Jefferies on Wednesday raised its price target on James Hardie Industries to AUD33.00 from AUD30.00, while retaining a Buy recommendation. The broker pointed to the company’s latest quarterly results as the catalyst for the move, citing particularly robust siding performance that helped margins surpass expectations.
The shares are trading around $26.21, reflecting a 4.01% gain over the past week and a 17.49% advance year-to-date. According to available market data, three analysts have recently revised their earnings estimates higher for the upcoming period.
In fiscal third-quarter 2026 results, James Hardie reported EBITDA of $330 million and earnings per share of $0.24, exceeding consensus EBITDA expectations of $310 million and roughly meeting EPS projections of $0.23. Revenue for the quarter came in at $1.239 billion, above the Street estimate of $1.211 billion. On a trailing-12-month basis, revenue stands at $4.4 billion, representing growth of 12.59%.
Margins for the quarter were stronger than analysts had forecast, with an adjusted margin of 26.6% versus Street expectations of 25.6%. Jefferies highlighted that the margin outperformance was "encouragingly driven by siding." This quarter marks James Hardie’s second consecutive period in which it both beat expectations and raised guidance.
Following the quarter, the company lifted its fiscal 2026 outlook. New guidance for Siding and Trim sales ranges from $2.953 billion to $2.998 billion, up from a prior range of $2.925 billion to $2.995 billion. Guidance for DR&A sales was increased to $787 million to $800 million, versus an earlier $780 million to $800 million range. The company also nudged its EBITDA guidance higher to $1.232 billion to $1.263 billion from a previous $1.20 billion to $1.25 billion, a range that sits slightly ahead of consensus estimates of $1.232 billion.
Jefferies characterized James Hardie as "one of the most dislocated names" in its coverage and included it among its top picks. The broker’s upgraded target follows the company’s string of positive operational results and the upward drift in guidance.
Separately, another set of reported Q3 figures included somewhat different point estimates: an EPS of $0.26 versus a forecast of $0.22, representing an 18.18% surprise, with revenue reported at $1.29 billion against expectations of $1.21 billion. In response to the quarter, Truist Securities raised its price target on the stock to $30.00 from $28.00, maintaining a Buy rating and describing the quarter as "modestly above" Street expectations.
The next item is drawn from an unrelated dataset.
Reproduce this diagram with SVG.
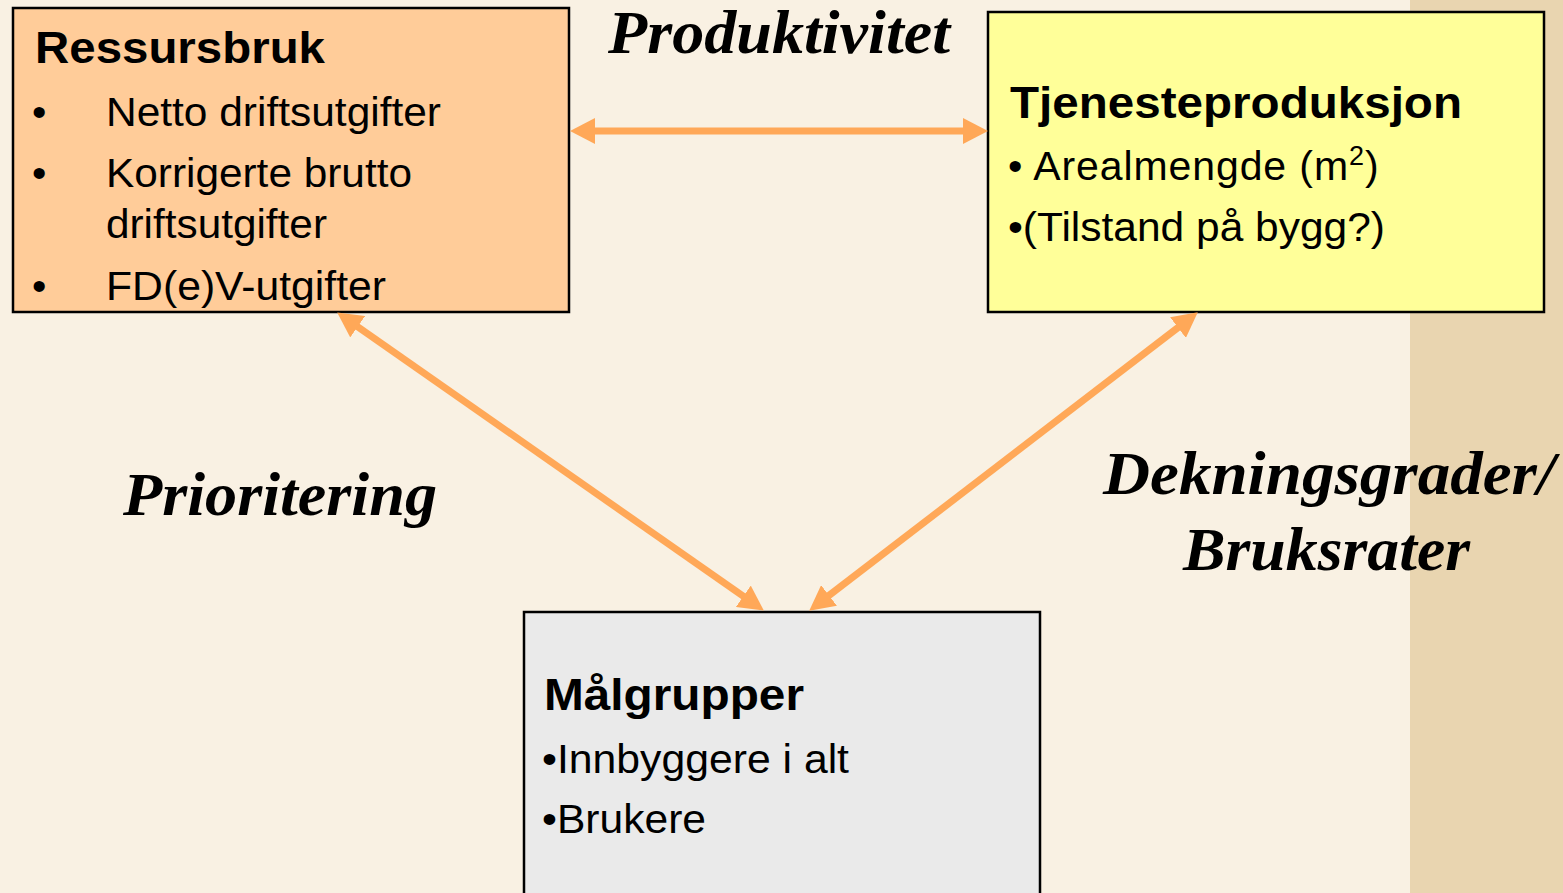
<svg xmlns="http://www.w3.org/2000/svg" width="1563" height="893" viewBox="0 0 1563 893">
<style>
.box{stroke:#000;stroke-width:2.5}
.h{font-family:"Liberation Sans",Arial,sans-serif;font-weight:bold;font-size:45px;fill:#000}
.t{font-family:"Liberation Sans",Arial,sans-serif;font-size:41px;fill:#000}
.lbl{font-family:"Liberation Serif","Times New Roman",serif;font-weight:bold;font-style:italic;font-size:62px;fill:#000}
.conn{stroke:#FFA858;stroke-width:7;fill:none}
</style>
<defs>
<marker id="ah" markerUnits="userSpaceOnUse" markerWidth="25" markerHeight="26" refX="9" refY="13" orient="auto-start-reverse">
<path d="M0,0 L25,13 L0,26 Z" fill="#FFA858"/>
</marker>
</defs>
<rect x="0" y="0" width="1563" height="893" fill="#F9F1E3"/>
<rect x="1410" y="0" width="153" height="893" fill="#E9D5B0"/>
<g id="ressursbruk">
<rect class="box" x="13" y="8" width="556" height="304" fill="#FFCC99"/>
<text class="h" x="35" y="63" textLength="290" lengthAdjust="spacingAndGlyphs">Ressursbruk</text>
<text class="t" x="32" y="126">•</text>
<text class="t" x="106" y="126" textLength="335" lengthAdjust="spacingAndGlyphs">Netto driftsutgifter</text>
<text class="t" x="32" y="187">•</text>
<text class="t" x="106" y="187" textLength="306" lengthAdjust="spacingAndGlyphs">Korrigerte brutto</text>
<text class="t" x="106" y="238" textLength="221" lengthAdjust="spacingAndGlyphs">driftsutgifter</text>
<text class="t" x="32" y="300">•</text>
<text class="t" x="106" y="300" textLength="280" lengthAdjust="spacingAndGlyphs">FD(e)V-utgifter</text>
</g>
<g id="tjenesteproduksjon">
<rect class="box" x="988" y="12" width="556" height="300" fill="#FFFF99"/>
<text class="h" x="1010" y="118" textLength="452" lengthAdjust="spacingAndGlyphs">Tjenesteproduksjon</text>
<text class="t" x="1008" y="180" letter-spacing="0.9">• Arealmengde (m<tspan font-size="27" dy="-15">2</tspan><tspan dy="15">)</tspan></text>
<text class="t" x="1008" y="241" textLength="377" lengthAdjust="spacingAndGlyphs">•(Tilstand på bygg?)</text>
</g>
<g id="malgrupper">
<rect class="box" x="524" y="612" width="516" height="300" fill="#EAEAEA"/>
<text class="h" x="544" y="710" textLength="260" lengthAdjust="spacingAndGlyphs">Målgrupper</text>
<text class="t" x="542" y="773" textLength="307" lengthAdjust="spacingAndGlyphs">•Innbyggere i alt</text>
<text class="t" x="542" y="833" textLength="164" lengthAdjust="spacingAndGlyphs">•Brukere</text>
</g>
<g id="labels">
<text class="lbl" x="608" y="53" font-size="60" textLength="342" lengthAdjust="spacingAndGlyphs">Produktivitet</text>
<text class="lbl" x="123" y="515" textLength="314" lengthAdjust="spacingAndGlyphs">Prioritering</text>
<text class="lbl" x="1103" y="494" textLength="452" lengthAdjust="spacingAndGlyphs">Dekningsgrader/</text>
<text class="lbl" x="1183" y="570" textLength="287" lengthAdjust="spacingAndGlyphs">Bruksrater</text>
</g>
<g id="connectors">
<line class="conn" x1="586" y1="131" x2="972" y2="131" marker-start="url(#ah)" marker-end="url(#ah)"/>
<line class="conn" x1="350.3" y1="321.6" x2="750.7" y2="601.4" marker-start="url(#ah)" marker-end="url(#ah)"/>
<line class="conn" x1="1185.1" y1="322.1" x2="821.9" y2="600.9" marker-start="url(#ah)" marker-end="url(#ah)"/>
</g>
</svg>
Despite the upbeat operational picture and broker support, valuation remains a notable consideration. Market-level metrics show the stock trading at a price-to-earnings multiple of 65.02, a level the report characterizes as high relative to its assessed Fair Value, suggesting potential overvaluation risks for investors weighing the recent rally.
Key takeaways
- Jefferies raised its price target on James Hardie to AUD33.00 and maintained a Buy rating after Q3 results beat EBITDA and sales estimates and margins were stronger than expected.
- The company raised fiscal 2026 guidance for Siding & Trim sales, DR&A sales, and EBITDA, with the updated EBITDA range slightly ahead of consensus.
- Truist Securities also increased its price target to $30.00 and kept a Buy rating, describing the quarter as modestly above expectations.
Context and market signals
The quarter’s upside was driven by siding activity, which helped lift margins and enabled management to increase full-year guidance. Multiple brokers responded with higher targets, reflecting improved near-term earnings visibility. However, the elevated P/E multiple highlights a tension between operational momentum and valuation.
Risks and uncertainties
- Valuation risk - The company is trading at a P/E of 65.02, which the analysis identifies as high compared with its Fair Value; this suggests downside risk if earnings fail to keep pace with expectations.
- Concentration of margin drivers - The quarterly margin beat was notably "driven by siding," indicating that performance concentrated in a single product category could introduce variability if that segment slows.
- Guidance reliance - While management raised guidance for fiscal 2026, changes to market demand or input-cost dynamics could affect the company’s ability to sustain the upgraded outlook.
Investors and industry observers will likely monitor subsequent quarterly updates for confirmation that the siding-driven margin strength is durable and that the company can convert upgraded guidance into realized results.